After reading the thread Ralph started on the alleged 153-year-old Abkhazian, and the mention of Jeanne Calment in it, a question occurred to me that is tailormade for GQ:
Who is the oldest person famous for something other than being among the oldest people alive? To give a relatively trivial answer as an example of what I’m looking for, Oliver Wendell Holmes Jr. lived well into his nineties, but what made him famous was his expertise on legal positivism and his more than thirty years’ tenure, with numerous important opinions, on the U.S. Supreme Court. Pharaoh Seti I of Egypt is reputed to have lived to 100, but was famous for being a king of a country during an expansionist phase, not mrely for living that long. By contrast, most if not all of the Guinness Book recordholders for longevity are famous simply for living until or close to 120 years. (Mme. Calment is a very special case – not only is she the all-time confirmed recordholder, but she had minor fame beyond her advanced age in her own right, giving interviews about having known Vincent VanGogh in her youth, etc.)
I’ll accept your definition of “famous”, so long as you can bring some sort of evidence to bear on why your candidate would have been famous even without his longevity. If the world’s leading expert on Kazakh umbellifers died last year at 112, to make up an example out of whole cloth, he’d qualify as ‘famous’ within a limited niche, of botanists and ecologists, even though most of us would never have heard of him.
That said, what can people come up with for “S/He was famous for something other than living a long time”?
George Burns is the first one I thought of. He lived to see his 100th birthday.
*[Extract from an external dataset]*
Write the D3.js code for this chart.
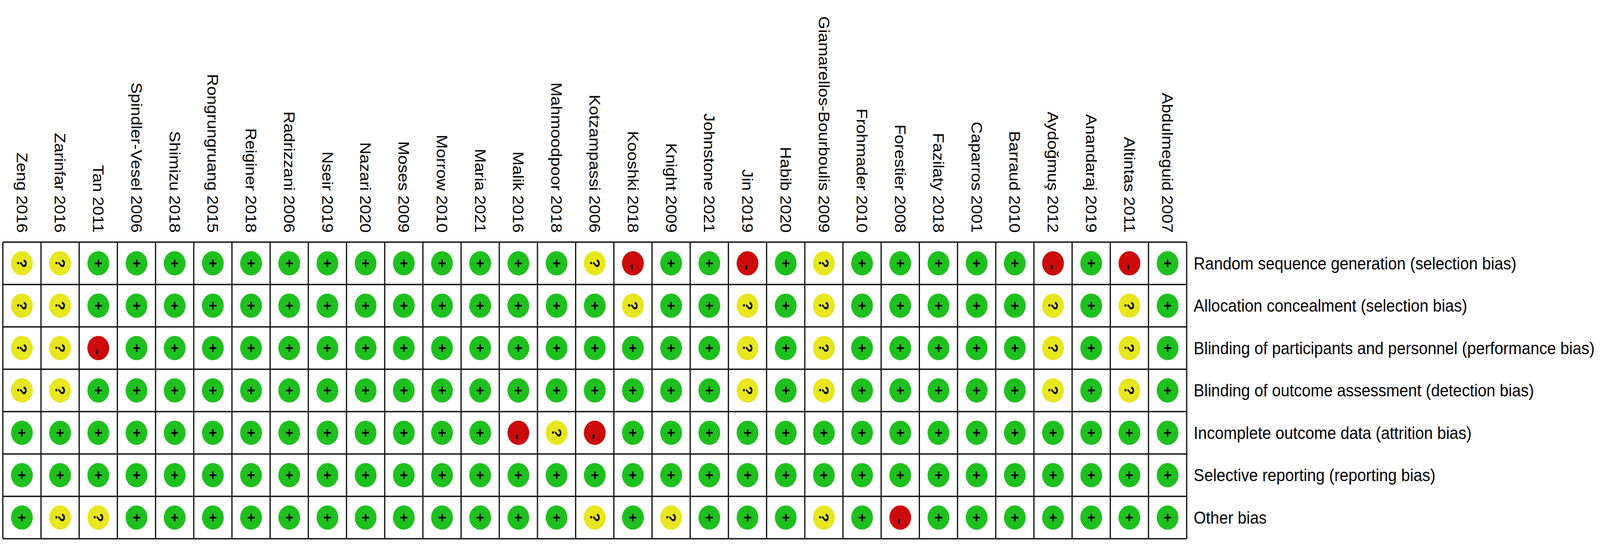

Of course, after having played God, I would have expected him to be immortal.
Another famous scientist who made it to 100 was evolutionary biologist Ernst Mayr, who was one of the leaders in establishing the neo-Darwinian synthesis in evolutionary theory and in formulating the Biological Species Concept.
Oscar Niemayer, the architect who design a number of buildings in Brasilia, was part of the team that designed the U.N. headquarters in NYC, and a number of other well known buildings is still alive at age 102.
Leni Reifenstal, Hitler’s favorite film maker and unrepentant Nazi lived to be over 100 and was still making movies when she was 100. Recall Star Wars, Ep IV where the boys are awarded medals at the end of the move in front of a big crowd. That scene was directly stolen from Triumph of the Will, a film glorifying Hitler at a Nuremberg rally.
Clark is only 80. He is not famous for being old, but for having had a portrait painted by Basil Hallward, the same artist as the one who did Dorian Gray’s, sometime during his 20s, (although it appears that the painting was destroyed some time in the last ten years).
Hal Roach, founder of the eponymous movie studio, and producer of 1,200 movies (!), including the Our Gang comedies and most of Laurel and Hardy’s films, lived nearly to 101. He died in 1992.